This century gave birth to more Gnostic heresies and bloody Roman persecutions. It is in this century that the Catholic Church received its name, Catholic, meaning Universal.

101
Martyrdom of Pope St. Clement I. He was banished to Crimea where he successfully preached the Gospel. According to legend, he was killed by being drowned with an anchor tied around his neck. St. Evaristus becomes Pope. He died a Martyr for the Faith.

105
St. Alexander I becomes Pope. He was a Roman. He is attributed with transparent anachronism, the insertion of the narrative of the institution of the Last Supper into the Mass and introduction of the practice of blessing houses with water mixed with salt.

106-117
Third Roman persecution, under Trajan. This persecution was one ofthe most severe. St. Ignatuis of Antioch who was the first to use the name Catholic Church and St. Simeon of Jerusalem were among the casualties. Many Christians, now called Catholic Christians, were exposed to wild beasts, burned at the stake, or crucified.

107
Martyrdom of St. Simeon, Bishop of Jerusalem, the brother of St. Joseph, husband of the Blessed Virgin Mary. His father was Cleophas.
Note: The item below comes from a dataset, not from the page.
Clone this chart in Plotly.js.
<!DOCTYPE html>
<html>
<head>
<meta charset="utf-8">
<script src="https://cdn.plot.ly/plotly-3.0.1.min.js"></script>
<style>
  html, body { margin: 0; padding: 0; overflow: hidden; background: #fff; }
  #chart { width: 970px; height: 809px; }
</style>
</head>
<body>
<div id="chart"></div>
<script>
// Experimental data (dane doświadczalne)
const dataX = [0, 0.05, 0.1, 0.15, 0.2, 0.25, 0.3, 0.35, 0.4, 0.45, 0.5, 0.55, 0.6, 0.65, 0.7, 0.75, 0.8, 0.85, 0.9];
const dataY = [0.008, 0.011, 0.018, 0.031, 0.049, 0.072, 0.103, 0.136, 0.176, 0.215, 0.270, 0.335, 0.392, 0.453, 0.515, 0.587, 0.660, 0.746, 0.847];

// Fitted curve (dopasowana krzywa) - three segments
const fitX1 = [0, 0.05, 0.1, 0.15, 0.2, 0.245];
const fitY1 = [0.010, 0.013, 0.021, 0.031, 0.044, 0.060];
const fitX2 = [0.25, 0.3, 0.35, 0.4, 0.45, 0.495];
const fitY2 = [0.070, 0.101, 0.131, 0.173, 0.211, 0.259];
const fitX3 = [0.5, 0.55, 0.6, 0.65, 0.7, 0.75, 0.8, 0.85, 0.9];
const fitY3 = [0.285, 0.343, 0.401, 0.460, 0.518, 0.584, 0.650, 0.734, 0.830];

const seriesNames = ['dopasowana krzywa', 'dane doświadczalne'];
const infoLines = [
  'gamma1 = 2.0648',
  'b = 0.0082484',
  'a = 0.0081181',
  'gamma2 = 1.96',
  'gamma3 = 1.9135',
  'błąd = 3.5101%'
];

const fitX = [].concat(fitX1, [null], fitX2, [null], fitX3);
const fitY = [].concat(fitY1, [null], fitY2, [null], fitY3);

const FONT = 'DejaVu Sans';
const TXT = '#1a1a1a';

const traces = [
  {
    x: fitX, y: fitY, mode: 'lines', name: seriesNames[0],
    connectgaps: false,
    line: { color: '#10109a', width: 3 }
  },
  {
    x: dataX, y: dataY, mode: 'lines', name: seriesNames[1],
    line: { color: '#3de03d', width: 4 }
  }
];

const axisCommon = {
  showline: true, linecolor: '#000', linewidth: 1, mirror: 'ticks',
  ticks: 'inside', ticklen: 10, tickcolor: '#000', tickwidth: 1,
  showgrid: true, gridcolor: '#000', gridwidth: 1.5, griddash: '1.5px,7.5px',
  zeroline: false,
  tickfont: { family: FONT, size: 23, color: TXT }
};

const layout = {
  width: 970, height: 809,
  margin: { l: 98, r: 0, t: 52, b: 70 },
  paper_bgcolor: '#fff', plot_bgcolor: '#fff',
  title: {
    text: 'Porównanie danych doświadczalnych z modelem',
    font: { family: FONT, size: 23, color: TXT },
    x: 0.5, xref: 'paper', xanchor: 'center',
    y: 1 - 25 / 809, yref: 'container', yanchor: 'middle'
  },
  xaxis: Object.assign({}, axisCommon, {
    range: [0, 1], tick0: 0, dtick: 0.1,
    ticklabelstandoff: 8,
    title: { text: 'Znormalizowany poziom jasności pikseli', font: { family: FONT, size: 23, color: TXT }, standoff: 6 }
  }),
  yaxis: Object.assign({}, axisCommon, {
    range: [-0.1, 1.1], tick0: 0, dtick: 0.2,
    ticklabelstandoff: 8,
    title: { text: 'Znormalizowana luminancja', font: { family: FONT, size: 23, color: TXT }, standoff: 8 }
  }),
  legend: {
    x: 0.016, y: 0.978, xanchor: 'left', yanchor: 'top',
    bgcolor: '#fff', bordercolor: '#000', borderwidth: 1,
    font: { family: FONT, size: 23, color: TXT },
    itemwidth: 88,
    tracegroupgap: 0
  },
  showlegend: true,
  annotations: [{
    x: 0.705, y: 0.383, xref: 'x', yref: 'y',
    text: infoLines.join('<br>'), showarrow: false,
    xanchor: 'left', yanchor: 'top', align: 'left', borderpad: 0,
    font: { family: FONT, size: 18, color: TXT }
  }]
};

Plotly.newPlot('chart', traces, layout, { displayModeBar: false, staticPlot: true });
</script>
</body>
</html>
St. Ignatius, Bishop of Antioch, suffers Martyrdom at Rome by the command of the evil Emperor, Trajan. On his way to the Coliseum from Antioch, he wrote seven Epistles to the Ephesians, Magnesians, Trallians, Romans, Philadelphians, Smymeans, and to St. Polycarp; he to was a student of St. John the Apostle. In his letter to the Smyrneans, he gives us the name Catholic. He said: "Whenever the Bishop appears let the people be there, just as Jesus Christ is, there will be the Catholic Church." St. Ignatius, who had been ordained a priest by St. Peter at the age of seventeen, fell victim to the cruel games played by the Romans in the Coliseum. His flesh was devoured by the lions who ground his bones into dust.

ll5
Martyrdom of Pope St. Alexander I. He was beheaded on the Via Nomentana leading North-East out of Rome.
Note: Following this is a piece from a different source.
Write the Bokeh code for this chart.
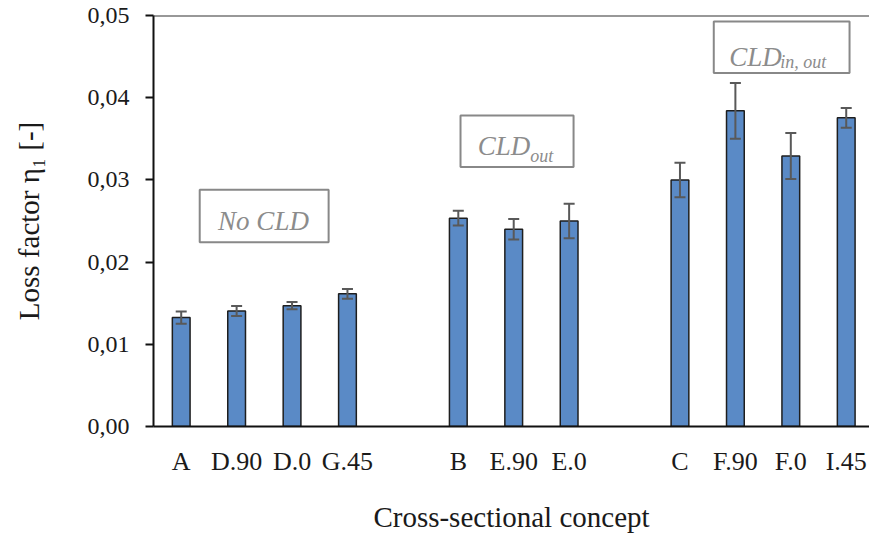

St. Sixtus I becomes Pope. His name was actually spelled Xystus. He was a Roman, the son of one Pastor.

120-140
The Basilides Heresy begins. Basilides was the earliest of the Alexandrian Gnostics. He was a native of Alexandria, Egypt and nourished under the Emperors Hadrian and Antonius Plus. He had a son named Isidore, who followed in his footsteps. Basilides invented prophets for himself named Barcabbas and Barcoph and claimed to have received verbal instructions from St. Matthias the Apostle chosen to take Judas' place and to be a disciple of Glaucias, a disciple of St. Peter.
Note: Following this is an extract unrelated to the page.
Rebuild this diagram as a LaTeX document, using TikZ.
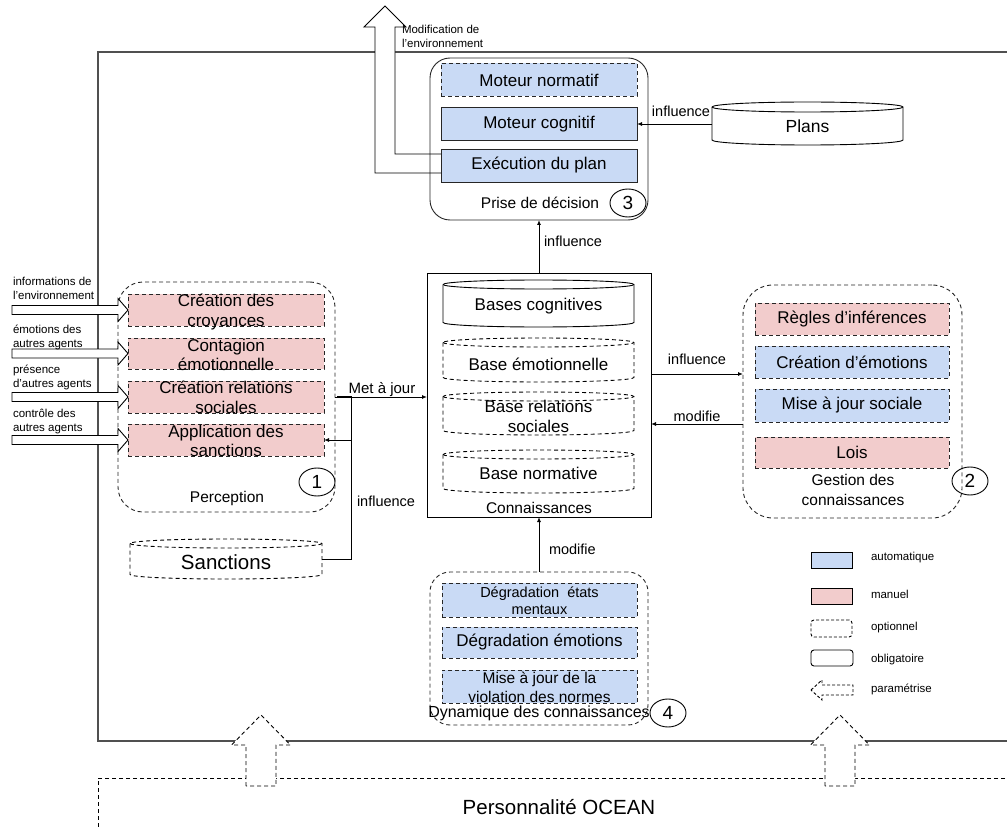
\documentclass[tikz,border=0pt]{standalone}
\usepackage{fontspec}
\setmainfont{Liberation Sans}
\usetikzlibrary{shapes.geometric,arrows.meta}
\definecolor{blueF}{HTML}{C9DAF5}
\definecolor{pinkF}{HTML}{F2CCCC}
\definecolor{frameC}{HTML}{505050}
\newcommand\myBox{\fontsize{17}{19.5}\selectfont}
\newcommand\myLab{\fontsize{15.5}{20}\selectfont}
\newcommand\myCon{\fontsize{14.5}{17}\selectfont}
\newcommand\mySm{\fontsize{11.5}{14}\selectfont}
\newcommand\myBig{\fontsize{20.5}{24}\selectfont}
\newcommand\myNum{\fontsize{19}{22}\selectfont}
\newcommand\drawcyl[4]{%
 \draw[#4] ([yshift=-#3]#1.north west) -- ([yshift=#3]#1.south west) arc[start angle=180,end angle=360,x radius=#2,y radius=#3] -- ([yshift=-#3]#1.north east) arc[start angle=0,end angle=180,x radius=#2,y radius=#3];
 \draw[#4] ([yshift=-#3]#1.north west) arc[start angle=180,end angle=360,x radius=#2,y radius=#3];}
\begin{document}
\begin{tikzpicture}[x=1pt,y=-1pt,
  every node/.style={inner sep=0pt, outer sep=0pt},
  dsh/.style={dash pattern=on 4pt off 3pt},
  bluebox/.style={draw=black!85, line width=0.9pt, fill=blueF, minimum width=196pt, minimum height=33pt, font=\myBox},
  pinkbox/.style={draw=black!85, line width=0.9pt, fill=pinkF, minimum width=196pt, minimum height=32pt, font=\myBox},
  grp/.style={draw=black!85, line width=0.9pt, rounded corners=22pt},
  num/.style={draw=black, line width=0.9pt, ellipse, minimum width=36pt, minimum height=28pt, font=\myNum},
  lab/.style={font=\myLab, align=center},
  con/.style={line width=0.9pt, -{Latex[length=5pt,width=4pt]}},
  clab/.style={font=\myCon},
  sm/.style={font=\mySm, align=left},
  bigarr/.style={draw=black, line width=0.9pt, fill=white},
  btxt/.style={font=\myBox, align=center},
]
\useasboundingbox (0,0) rectangle (1007,829);

% outer frame
\draw[frameC, line width=1.4pt] (1012,52) -- (98,52) -- (98,741) -- (1012,741);
% OCEAN
\draw[dsh, line width=0.9pt] (1012,778) -- (98,778) -- (98,835);
\node[font=\myBig] (ocean) at (559,807) {Personnalité OCEAN};
\foreach \c in {261,840}{
  \draw[dsh, line width=0.9pt, fill=white] (\c-15,786) -- (\c-15,745) -- (\c-29.5,745) -- (\c,715) -- (\c+29.5,745) -- (\c+15,745) -- (\c+15,786) -- cycle;
}

% decision
\node[grp, rounded corners=20pt, minimum width=218pt, minimum height=162pt] (dec) at (539,139) {};
\node[bluebox, dsh] (mn) at (539,80) {Moteur normatif};
\node[bluebox] (mc) at (539,124) {Moteur cognitif};
\node[bluebox] (ex) at (539,165.5) {Exécution du plan};
\node[lab] (declab) at (540,203) {Prise de décision};
\node[num] (n3) at (628,203) {3};

% modification arrow
\fill[white] (375,62) -- (375,27) -- (364,27) -- (385,6) -- (406,27) -- (395,27) -- (395,62) -- cycle;
\draw[line width=0.9pt] ([yshift=-7.5pt]ex.west) -- (375,173) -- (375,27) -- (364,27) -- (385,6) -- (406,27) -- (395,27) -- (395,154) -- ([yshift=11.5pt]ex.west);
\node[sm, anchor=north west] (modlab) at (402,25) {Modification de\\l'environnement};

% plans
\node[minimum width=191pt, minimum height=43pt] (plans) at (807.5,123.5) {};
\drawcyl{plans}{95.5pt}{5pt}{line width=0.9pt}
\node[font=\fontsize{17.5}{20}\selectfont] (plans-t) at ([yshift=-3pt]plans.center) {Plans};
\draw[con] (mc.east -| plans.west) -- (mc.east);
\node[clab, anchor=base] (l-pl) at (681,117) {influence};

% connaissances
\node[draw, line width=1pt, minimum width=224pt, minimum height=243pt] (conn) at (539,395.5) {};
\node[minimum width=191pt, minimum height=47pt] (bc) at (538.5,303.5) {};
\drawcyl{bc}{95.5pt}{4.5pt}{line width=0.9pt}
\node[btxt] (bc-t) at ([yshift=-3pt]bc.center) {Bases cognitives};
\node[minimum width=191pt, minimum height=44pt] (be) at (538.5,360) {};
\drawcyl{be}{95.5pt}{4.5pt}{line width=0.9pt, dsh}
\node[btxt] (be-t) at ([yshift=-4pt]be.center) {Base émotionnelle};
\node[minimum width=191pt, minimum height=43pt] (br) at (538.5,413.5) {};
\drawcyl{br}{95.5pt}{4.5pt}{line width=0.9pt, dsh}
\node[btxt] (br-t) at ([yshift=-3pt]br.center) {Base relations\\sociales};
\node[minimum width=191pt, minimum height=43pt] (bn) at (538.5,471.5) {};
\drawcyl{bn}{95.5pt}{4.5pt}{line width=0.9pt, dsh}
\node[btxt] (bn-t) at ([yshift=-2pt]bn.center) {Base normative};
\node[lab] (connlab) at (539,508) {Connaissances};
\draw[con] (conn.north) -- (dec.south);
\node[clab, anchor=base west] (l-cd) at (544,247) {influence};

% perception
\node[grp, dsh, rounded corners=25pt, minimum width=217pt, minimum height=230pt] (perc) at (226.5,397) {};
\node[pinkbox, dsh] (cc) at (226,310) {};
\node[btxt] (cc-t) at (226,312) {Création des\\croyances};
\node[pinkbox, dsh, minimum height=31pt] (ce) at (226,353.5) {};
\node[btxt] (ce-t) at (226,355) {Contagion\\émotionnelle};
\node[pinkbox, dsh] (cr) at (226,397) {};
\node[btxt] (cr-t) at (226,397.5) {Création relations\\sociales};
\node[pinkbox, dsh] (as) at (226,440) {};
\node[btxt] (as-t) at (226,441) {Application des\\sanctions};
\node[lab] (perclab) at (227,498) {Perception};
\node[num] (n1) at (317,482) {1};

% inputs
\foreach \b in {cc,ce,cr,as}{
  \draw[bigarr] (\b.west) -- ++(-10,-11.5) -- ++(0,7) -- ++(-106,0) -- ++(0,9) -- ++(106,0) -- ++(0,7) -- cycle;
}
\node[sm, anchor=west] (i1) at (13,288.5) {informations de\\l'environnement};
\node[sm, anchor=west] (i2) at (13,337) {émotions des\\autres agents};
\node[sm, anchor=west] (i3) at (13,377.5) {présence\\d'autres agents};
\node[sm, anchor=west] (i4) at (13,421.5) {contrôle des\\autres agents};

% sanctions
\node[minimum width=192pt, minimum height=40pt] (sanc) at (226,559) {};
\drawcyl{sanc}{96pt}{4.5pt}{line width=0.9pt, dsh}
\node[font=\myBig] (sanc-t) at ([yshift=-3.5pt]sanc.center) {Sanctions};
\coordinate (kink) at (351,396);
\draw[con] (sanc.east) -| (kink |- as.east) -- (as.east);
\draw[line width=0.9pt] (kink |- as.east) -- (kink) -- ++(-14,0);
\node[clab, anchor=base west] (l-sa) at (357,506) {influence};

% met a jour
\draw[con] (perc.east) -- (perc.east -| conn.west);
\node[clab, font=\fontsize{15}{17}\selectfont, anchor=base] (l-maj) at (382,393) {Met à jour};

% gestion
\node[grp, dsh, rounded corners=30pt, minimum width=219pt, minimum height=233pt] (gest) at (852.5,401.5) {};
\node[pinkbox, dsh, minimum width=194pt] (ri) at (852,319) {Règles d’inférences};
\node[bluebox, dsh, minimum width=194pt, minimum height=32pt] (cem) at (852,362) {Création d’émotions};
\node[bluebox, dsh, minimum width=194pt] (ms) at (852,405.5) {Mise à jour sociale};
\node[pinkbox, dsh, minimum width=194pt, minimum height=31pt] (lo) at (852,452.5) {Lois};
\node[lab] (gestlab) at (853,490) {Gestion des\\connaissances};
\node[num] (n2) at (970,481) {2};
\coordinate (ci) at ([yshift=21.5pt]conn.east);
\coordinate (cm) at ([yshift=-28.5pt]conn.east);
\draw[con] (ci) -- (ci -| gest.west);
\draw[con] (cm -| gest.west) -- (cm);
\node[clab, anchor=base] (l-gi) at (697,364) {influence};
\node[clab, anchor=base] (l-gm) at (697,421) {modifie};

% dynamique
\node[grp, dsh, rounded corners=20pt, minimum width=218pt, minimum height=153pt] (dyn) at (539,648.5) {};
\node[bluebox, dsh, minimum width=195pt, minimum height=34pt] (dem) at (539.5,600) {};
\node[font=\fontsize{14.5}{17}\selectfont, align=center] (dem-t) at (539.5,600.5) {Dégradation\ \ états\\mentaux};
\node[bluebox, dsh, minimum width=195pt, minimum height=31pt] (demo) at (539.5,642.5) {Dégradation émotions};
\node[bluebox, dsh, minimum width=195pt, minimum height=33pt] (mvn) at (539.5,686.5) {};
\node[font=\fontsize{15.5}{19}\selectfont, align=center] (mvn-t) at (539.5,687.5) {Mise à jour de la\\violation des normes};
\node[font=\fontsize{16}{18}\selectfont] (dynlab) at (539,713) {Dynamique des connaissances};
\node[num] (n4) at (668,713) {4};
\draw[con] (dyn.north) -- (conn.south);
\node[clab, anchor=base west] (l-dm) at (549,554) {modifie};

% legend
\node[draw, line width=0.9pt, fill=blueF, minimum width=41pt, minimum height=16pt] (lg1) at (831.5,560) {};
\node[sm, anchor=west] (lg1t) at (871,558) {automatique};
\node[draw, line width=0.9pt, fill=pinkF, minimum width=41pt, minimum height=16pt] (lg2) at (831.5,596) {};
\node[sm, anchor=west] (lg2t) at (871,594) {manuel};
\node[draw, line width=0.9pt, dash pattern=on 3pt off 2pt, rounded corners=3pt, minimum width=41pt, minimum height=17pt] (lg3) at (831.5,628.5) {};
\node[sm, anchor=west] (lg3t) at (871,628) {optionnel};
\node[draw, line width=0.9pt, rounded corners=3pt, minimum width=42pt, minimum height=16pt] (lg4) at (832,658) {};
\node[sm, anchor=west] (lg4t) at (871,660) {obligatoire};
\draw[line width=0.9pt, dash pattern=on 3pt off 2pt] (811,690) -- (822,680) -- (822,685) -- (853,685) -- (853,695) -- (822,695) -- (822,700) -- cycle;
\node[sm, anchor=west] (lg5t) at (871,689) {paramétrise};
\end{tikzpicture}
\end{document}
St. Irenaeus, in his Contra Haereses said Basilides taught that Nous (Mind) was the first to be born from the Unborn Father; from Nous was born Logos (Reason); from Logos, Phronesis (Prudence); from Phronesis, Sophia (Wisdom) and Dynamis (Strength); and from Phronesis and Dynamis the Virtues, Principalities, and the Archangels. By these angelic hosts the highest heaven was made, by their descendants the second heaven, and by the descendants again of these the third, and so on till they reached the number 365. Hence the year has as many days as there are heavens. The angels, who hold the last or visible heaven, brought about all things that are in the world and shared amongst themselves the earth and the nations upon it. The highest of these angels is the one who is thought to be the God of the Jews. And as he wished to make the other nations subject to that which was especially his own, the other angelic principalities withstood him to the utmost. Hence the aversion of all other peoples for this race. The Unborn and Nameless Father seeing their miserable plight, sent his first born, Nous (Christ) to deliver those who should believe in him from the power of the angelic agencies who had built the world. And to men Christ seemed to be a man and to have performed miracles. It was not, however, Christ who suffered, but rather Simon of Cyrene, who was constrained to carry the cross for him, and mistakenly crucified in Christ's stead. Simon having received Jesus' form, Jesus assumed Simon's and thus stood by and laughed at his Father. Through the Gnosis (Knowledge) of Christ the souls of men are saved, but their bodies perish.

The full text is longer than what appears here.